Zudem: Es gibt selten die eine Ursache für einen Suizid, erst recht nicht im militärischen Kontext. Suizide haben in der Regel mehrere Hintergründe und Ursachen, die miteinander zusammenhängen können. Beispielsweise können private Probleme mit dem Partner / der Partnerin durch das Pendeln oder längere Abwesenheiten, und damit durch dienstliche Umstände, entstehen oder verstärkt werden. Das ist das Ergebnis einer Analyse des Bundeswehrkrankenhauses Berlin von 2016.

Ganz gleich ob vorwiegend private oder dienstliche Beweggründe: Jeder Suizid ist einer zu viel. Suizid und Suizidversuchen gilt es bestmöglich vorzubeugen. Prävention ist ganz entscheidend.

Prävention beginnt im Kameradenkreis. Mit wachsamen Augen und offenen Ohren für Kameradinnen und Kameraden, für ihre Sorgen, Ängste und Nöte. Es geht um Zuhören, Wahrnehmen und Ernstnehmen, Solidarität, Kümmern und Hilfsbereitschaft.
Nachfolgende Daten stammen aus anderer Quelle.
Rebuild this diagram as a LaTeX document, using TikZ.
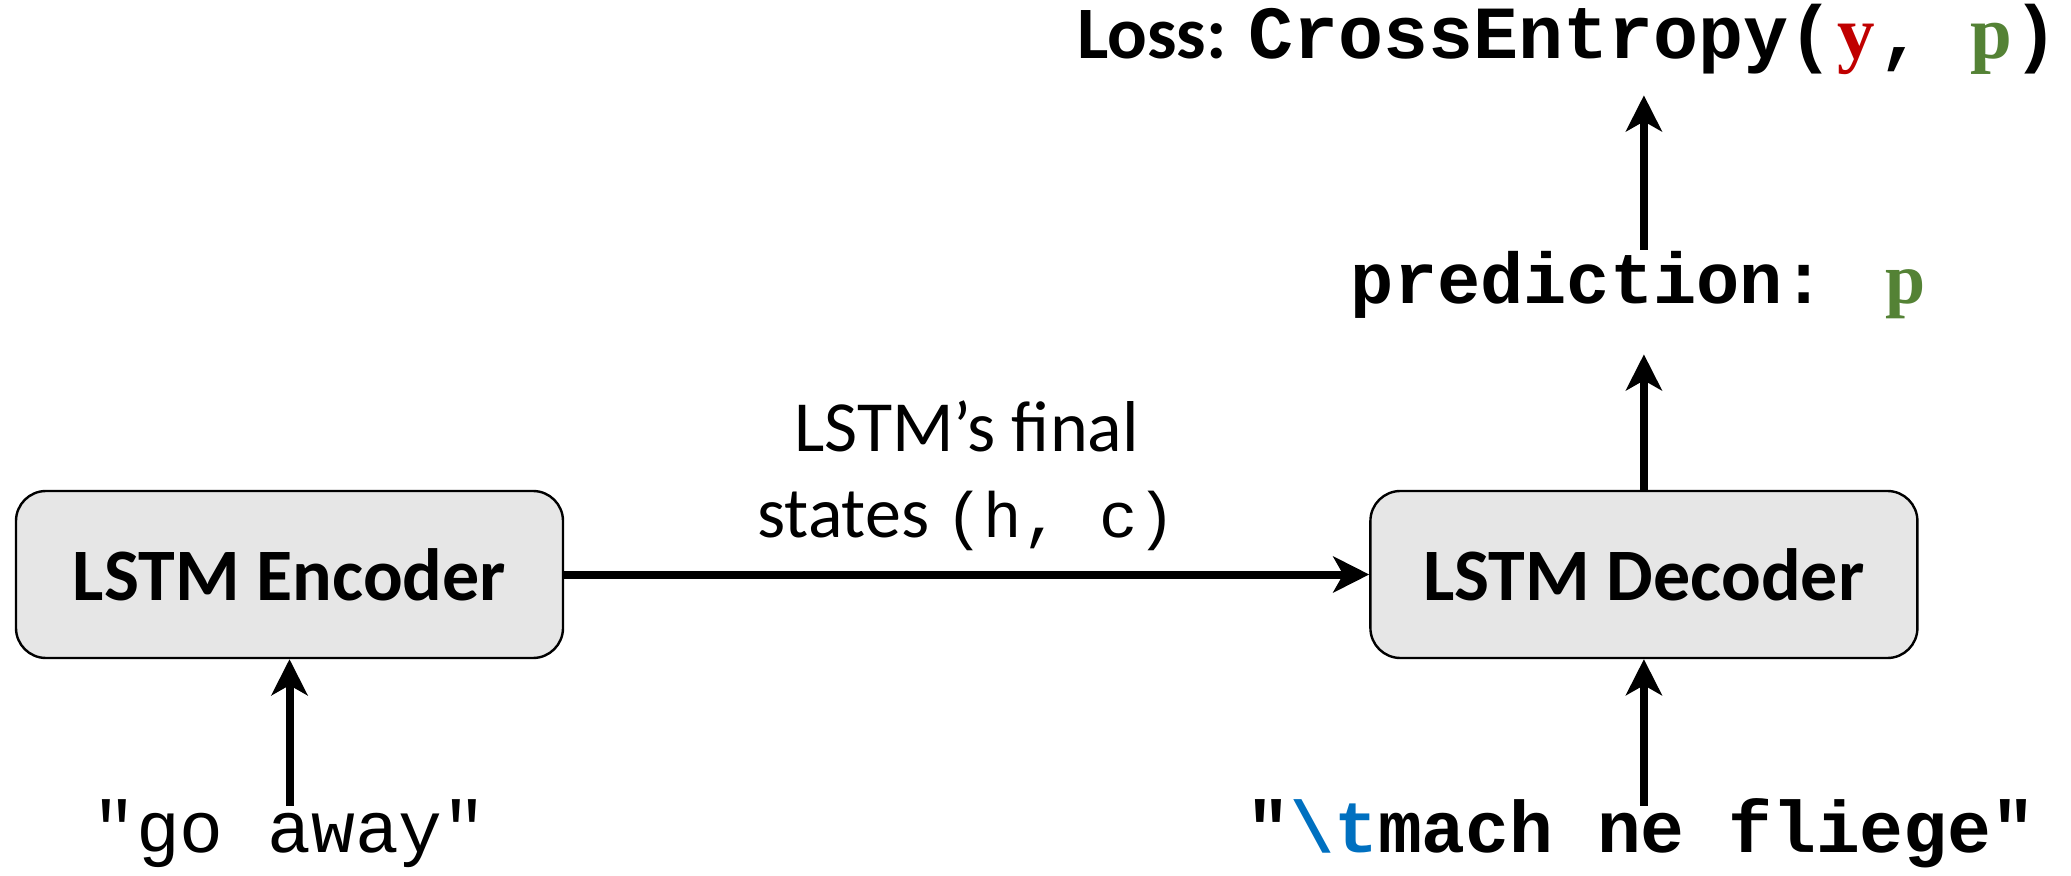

Kurzum: gelebte Kameradschaft.

Prävention geht weiter bei Vorgesetzten. Sie ist eine zentrale Aufgabe von Führungskräften. Gute, moderne Führung, die den Menschen in der Uniform im Blick hat. Ein Chef oder eine Chefin, vor der man keine Hemmung hat, sich zu öffnen und anzuvertrauen. Ein Dienstklima, das von Respekt und Anerkennung geprägt ist. Kurzum: gelebte Innere Führung.

Prävention bedeutet, die gesamte Bandbreite des Psychosozialen Netzwerks zu nutzen, und zwar proaktiv und fortlaufend. Truppenärzte, Truppenpsychologie, Militärseelsorge, Sozialdienst – sie alle haben Informations-, Schulungs- und Hilfsangebote, die weit im Voraus einer akuten Notsituation ansetzen.

Jede Soldatin und jeder Soldat sollte sich vor Augen führen: Unter Kameradinnen und Kameraden bin ich nicht allein. Was die Bundeswehr auszeichnet, sind nämlich nicht in erster Linie Panzer, Schiffe oder Flugzeuge, sondern Kameradschaft und Fürsorge. Und die kollektive Kraft von Kameradschaft und Fürsorge zeigt sich in Momenten individueller Schwäche und Krisen am stärksten.